Although the effect of the polymorphism on the function of CB1-R is unknown, the results favor further evaluations of the endocannabinoid system. In the current study, the subjects with the polymorphic variant followed a diet in which less energy was derived from fat (less saturated fats and dietary cholesterol) and more energy was derived from carbohydrates (predominantly starch) compared with the diet of the subjects homozygous for the wild-type allele. Our findings show that genotyping for CB1-R is linked to differences in the choice of foods. Feeding can be stimulated under various physiological conditions and can be driven by distinct nutritional and other signals. Much evidence suggests that cannabinoids increase the drive to eat specifically by enhancing the reward or hedonic properties of food. Within the central nervous system, CB1-Rs are expressed particularly in areas, such as the nucleus accumbens, hippocampus, and entopeduncular nucleus, which are either directly involved in the hedonic aspects of eating or are connected to reward-related brain areas [28,29]. A study in rats has demonstrated that increased activity of the cannabinoid system determines appetite for palatable food, and thus potentially determines the severity of diet-induced obesity in this experimental model [30]. Di Marzo et al. [31] have shown that a hedonic stimulus (chronic delta-9 THC administration) can release anandamide in the limbic forebrain.
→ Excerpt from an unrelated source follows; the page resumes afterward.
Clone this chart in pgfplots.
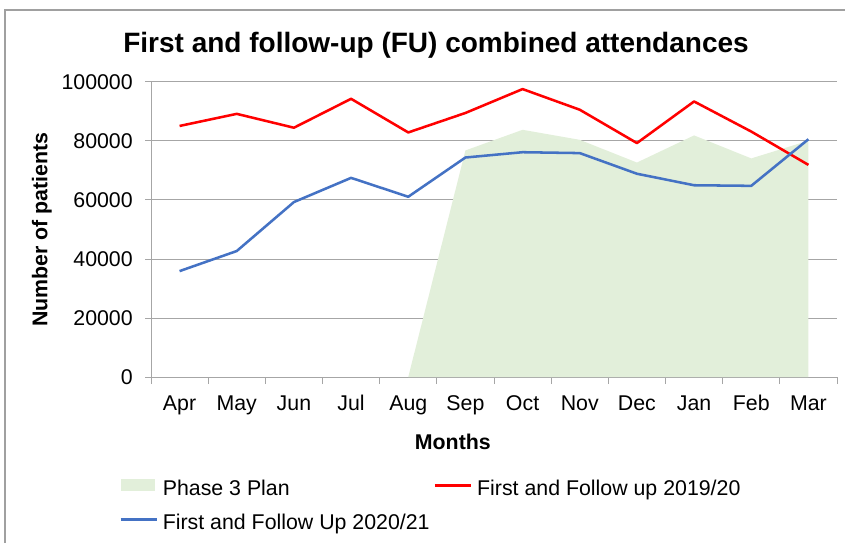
\documentclass[border=0pt]{standalone}
\usepackage{fontspec}
\setmainfont{Liberation Sans}
\usepackage{pgfplots}
\pgfplotsset{compat=1.18}
\definecolor{planfill}{RGB}{226,239,218}
\definecolor{redline}{RGB}{255,0,0}
\definecolor{blueline}{RGB}{68,114,196}
\definecolor{gridgray}{RGB}{166,166,166}
\definecolor{framegray}{RGB}{160,160,160}
\begin{document}
\begin{tikzpicture}
% page frame: 845 x 543 px at 0.75pt per px
\path[use as bounding box] (0pt,0pt) rectangle (633.75pt,407.25pt);
\draw[framegray, line width=1pt] (3.75pt,0pt) -- (3.75pt,399.75pt) -- (633.75pt,399.75pt);
\node[font=\fontsize{21}{25}\selectfont\bfseries] at (327pt,373.5pt)
  {First and follow-up (FU) combined attendances};
\begin{axis}[
  at={(113.25pt,124.5pt)}, anchor=south west,
  width=514.5pt, height=221.25pt, scale only axis,
  xmin=-0.5, xmax=11.5, ymin=0, ymax=100000,
  axis x line*=bottom, axis y line*=left,
  axis line style={gridgray, line width=0.75pt},
  xtick={0,...,11},
  xticklabels={Apr,May,Jun,Jul,Aug,Sep,Oct,Nov,Dec,Jan,Feb,Mar},
  minor xtick={-0.5,0.5,...,11.5},
  major x tick style={draw=none},
  minor x tick style={gridgray, line width=0.75pt},
  minor tick length=5.25pt,
  ytick={0,20000,...,100000},
  major tick length=4.5pt,
  y tick style={gridgray, line width=0.75pt},
  tick align=outside,
  ymajorgrids, grid style={gridgray, line width=0.75pt},
  scaled y ticks=false,
  /pgf/number format/fixed,
  /pgf/number format/1000 sep={},
  /pgf/number format/assume math mode=true,
  tick label style={font=\fontsize{16}{19}\selectfont},
  xticklabel style={anchor=base, yshift=-20.5pt},
  yticklabel style={anchor=east, inner sep=0pt, xshift=-9pt},
  label style={font=\fontsize{16}{19}\selectfont\bfseries},
  xlabel={Months},
  xlabel style={at={(axis description cs:0.44,-0.22)}, anchor=center},
  ylabel={Number of patients},
  ylabel style={at={(axis description cs:-0.159,0.5)}, anchor=center},
  legend style={at={(axis description cs:-0.0466,-0.3458)}, anchor=north west,
    draw=none, fill=none, inner sep=0pt, legend columns=2,
    font=\fontsize{16}{19}\selectfont,
    nodes={inner sep=0pt, text height=11.5pt, text depth=3.5pt},
    row sep=10.5pt,
    /tikz/every odd column/.append style={column sep=3.75pt},
    /tikz/every even column/.append style={column sep=3pt}},
  legend cell align=left,
  legend image code/.code={\draw[#1, line cap=butt] (0pt,4pt) -- (27pt,4pt);},
]
\addplot[fill=planfill, draw=none,
  legend image code/.code={\fill[planfill] (0pt,-0.5pt) rectangle (26pt,8.5pt);}]
  coordinates {(4,0) (5,76800) (6,83800) (7,80400) (8,72700) (9,81900) (10,74100) (11,80100)}
  \closedcycle;
\addlegendentry{Phase 3 Plan}
\addplot[redline, line width=1.9pt, line join=round]
  coordinates {(0,85100) (1,89200) (2,84500) (3,94300) (4,82900) (5,89500)
               (6,97600) (7,90600) (8,79300) (9,93400) (10,83200) (11,71900)};
\addlegendentry{First and Follow up 2019/20}
\addplot[blueline, line width=1.9pt, line join=round]
  coordinates {(0,35900) (1,42700) (2,59300) (3,67500) (4,61100) (5,74400)
               (6,76200) (7,75900) (8,68900) (9,65000) (10,64800) (11,80600)};
\addlegendentry{First and Follow Up 2020/21}
\end{axis}
\end{tikzpicture}
\end{document}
Hence, components of the palatable diet itself could be responsible for the intake of palatable food. 2-Arachidonoylglycerol is known to accumulate in the intestine during the digestion of dietary triglycerides [32]. Endocannabinoids are rapidly hydrolyzed in the intestine and in the liver, and thus may not reach the brain in sufficient quantities to interact with central CB1-Rs. It is possible, however, that endogenous cannabinoids generated following ingestion of relatively triglyceride-rich palatable food could override local satiety pathways by binding to gut cannabinoid receptors [33]. Furthermore, empirical evidence indicates that activation of CB1-R increases palatable food intake; however, high-energy diets also produce changes in endocannabinoid levels [34]. Increased and chronic activation of CB1-Rs may be both a cause and a consequence of palatable high-energy food intake.
To date, we have no evidence of mRNA CB1-R stability or protein expression levels in allele A carriers, but the significant association between the presence of the polymorphic variant and a specific macronutrient intake is an intriguing issue. Further studies in other populations are needed to confirm our findings, but our data have strong implications on the potential of genotyping to create targeted personalized dietary programs. Pharmacological targeting of the cannabinoid system may prove particularly useful in the treatment of overconsumption of palatable food, which is an important factor contributing to lifestyle-related obesity in humans.
The polymorphic variant of CB1-R examined in the present study has already been associated with a lean-related phenotype. Now, on the basis of its association with a specific macronutrient intake, we can hypothesized that differences in food preference in carriers of this polymorphism mediate lower adiposity.
Disclosure Statement
The authors declare that there is no competing financial interest in relation to the work described.